I know that I repeat myself. In our Investor Day, we tried to explain our competitors' effect to our business. We know that, of course, they effect in some extent, maybe our growth rate could be higher or faster on those cities, where we have store already and competitor opened a new one there. But anyway, in big picture, we don't see the dramatical effect because -- and why we know that or what is the base of that is that our concept, our assortment and price level is different than our competitors, and we are very confident about the future within this [ competition ] situation.
The next question comes from Elias Luhtaniemi from SEB.
I've got one question regarding the Hurrikaani investment. Did Hurrikaani investment come with inventories? And did this have any impact on your margin, that as -- if you sold this with lower or no margin?
Yes. Thank you. It's an easy question. No, we didn't acquire any inventory from Hurrikaani.

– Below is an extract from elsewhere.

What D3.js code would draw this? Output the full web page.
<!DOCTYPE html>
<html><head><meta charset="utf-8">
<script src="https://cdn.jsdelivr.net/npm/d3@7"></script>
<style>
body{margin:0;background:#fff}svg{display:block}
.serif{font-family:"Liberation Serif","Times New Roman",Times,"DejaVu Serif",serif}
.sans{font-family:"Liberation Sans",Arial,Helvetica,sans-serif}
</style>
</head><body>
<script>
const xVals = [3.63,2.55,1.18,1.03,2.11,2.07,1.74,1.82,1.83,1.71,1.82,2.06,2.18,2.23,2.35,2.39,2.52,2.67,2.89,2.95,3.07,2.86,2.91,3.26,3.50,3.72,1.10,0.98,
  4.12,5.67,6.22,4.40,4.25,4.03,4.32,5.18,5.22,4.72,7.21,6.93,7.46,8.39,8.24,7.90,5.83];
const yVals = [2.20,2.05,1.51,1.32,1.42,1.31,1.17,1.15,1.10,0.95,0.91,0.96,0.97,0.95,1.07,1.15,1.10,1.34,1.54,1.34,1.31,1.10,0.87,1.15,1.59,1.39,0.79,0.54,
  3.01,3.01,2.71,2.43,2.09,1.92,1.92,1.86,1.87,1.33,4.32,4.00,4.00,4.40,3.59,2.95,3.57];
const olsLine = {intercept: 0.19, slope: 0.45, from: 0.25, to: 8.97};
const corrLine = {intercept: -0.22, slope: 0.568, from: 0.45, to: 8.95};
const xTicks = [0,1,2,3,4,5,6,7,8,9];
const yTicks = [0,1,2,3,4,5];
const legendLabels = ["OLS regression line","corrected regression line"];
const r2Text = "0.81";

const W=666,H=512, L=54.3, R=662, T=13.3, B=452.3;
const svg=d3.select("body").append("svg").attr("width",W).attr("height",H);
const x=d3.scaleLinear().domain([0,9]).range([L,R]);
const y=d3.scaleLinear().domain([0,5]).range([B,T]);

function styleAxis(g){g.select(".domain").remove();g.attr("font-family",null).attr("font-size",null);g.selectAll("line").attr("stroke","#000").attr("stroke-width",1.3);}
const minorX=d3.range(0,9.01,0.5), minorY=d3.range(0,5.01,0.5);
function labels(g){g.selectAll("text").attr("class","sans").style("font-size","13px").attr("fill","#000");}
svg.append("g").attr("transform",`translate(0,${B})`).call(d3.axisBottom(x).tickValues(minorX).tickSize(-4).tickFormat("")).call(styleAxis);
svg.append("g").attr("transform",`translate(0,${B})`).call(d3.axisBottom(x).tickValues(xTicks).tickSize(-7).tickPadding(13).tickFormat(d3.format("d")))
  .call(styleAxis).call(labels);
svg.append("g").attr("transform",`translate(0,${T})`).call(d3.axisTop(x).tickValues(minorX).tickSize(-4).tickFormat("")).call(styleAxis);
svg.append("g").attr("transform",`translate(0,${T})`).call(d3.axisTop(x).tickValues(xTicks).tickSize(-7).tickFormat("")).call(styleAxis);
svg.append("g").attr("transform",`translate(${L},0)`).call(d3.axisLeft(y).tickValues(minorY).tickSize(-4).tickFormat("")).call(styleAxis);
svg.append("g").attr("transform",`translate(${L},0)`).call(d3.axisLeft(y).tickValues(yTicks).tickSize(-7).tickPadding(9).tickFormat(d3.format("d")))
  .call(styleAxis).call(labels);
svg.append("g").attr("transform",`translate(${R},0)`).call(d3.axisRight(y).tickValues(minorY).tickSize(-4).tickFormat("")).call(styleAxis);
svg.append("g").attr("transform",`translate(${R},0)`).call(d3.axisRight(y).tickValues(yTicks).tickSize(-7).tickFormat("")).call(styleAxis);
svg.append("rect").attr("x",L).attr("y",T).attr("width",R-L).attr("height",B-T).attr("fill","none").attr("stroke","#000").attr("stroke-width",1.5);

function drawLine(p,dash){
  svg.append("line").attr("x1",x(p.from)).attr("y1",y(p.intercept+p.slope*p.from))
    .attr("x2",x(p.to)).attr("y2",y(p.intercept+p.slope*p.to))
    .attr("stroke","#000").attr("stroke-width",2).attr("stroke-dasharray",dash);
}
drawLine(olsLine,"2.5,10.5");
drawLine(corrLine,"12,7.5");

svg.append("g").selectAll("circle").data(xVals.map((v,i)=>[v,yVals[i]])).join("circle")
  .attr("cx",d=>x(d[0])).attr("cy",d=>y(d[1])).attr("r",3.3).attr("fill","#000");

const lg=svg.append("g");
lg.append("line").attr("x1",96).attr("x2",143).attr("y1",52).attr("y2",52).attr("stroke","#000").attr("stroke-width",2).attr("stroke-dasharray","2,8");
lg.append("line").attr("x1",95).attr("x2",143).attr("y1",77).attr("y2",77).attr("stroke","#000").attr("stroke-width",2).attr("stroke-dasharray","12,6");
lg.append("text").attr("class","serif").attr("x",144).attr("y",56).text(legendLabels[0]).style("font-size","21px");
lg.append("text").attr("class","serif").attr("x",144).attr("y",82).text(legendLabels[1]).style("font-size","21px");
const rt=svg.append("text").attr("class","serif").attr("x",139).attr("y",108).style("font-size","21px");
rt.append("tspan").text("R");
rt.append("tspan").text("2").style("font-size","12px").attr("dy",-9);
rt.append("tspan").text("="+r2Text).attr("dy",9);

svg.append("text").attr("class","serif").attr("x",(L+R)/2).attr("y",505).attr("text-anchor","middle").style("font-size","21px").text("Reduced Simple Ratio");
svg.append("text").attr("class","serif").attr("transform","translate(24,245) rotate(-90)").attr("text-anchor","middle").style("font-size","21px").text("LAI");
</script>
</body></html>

We acquired only their store sites.
The next question comes from Arttu Heikura from Inderes.
It's Arttu Heikura from Inderes. I also have only one question, which is regarding the Hurrikaani store. So as those stores start as the -- as the start of those stores being better compared to a new, brand new Puuilo stores, as Hurrikaani stores already should have an existing customer base.
Yes. Thanks for the question. As I stated in my presentation, the start of those Hurrikaani stores has been very good. Actually, I remember that we made a new opening day sales record in one of those acquired stores from Hurrikaani. They are going fully as we planned. So the existing customer base works in those locations, where the acquired stores are and the, well, ramp-up of those new stores under the Puuilo concept has been very good.
There are no more questions at this time. So I hand the conference back to the speakers for any closing comments.
Good. Thank you for the questions and joining us today. I want to thank all our customers for trusting us. Special thanks to all coworkers in Puuilo for the hard work. We had a really, really good quarter and near future seems very good. I wish you all a great summertime.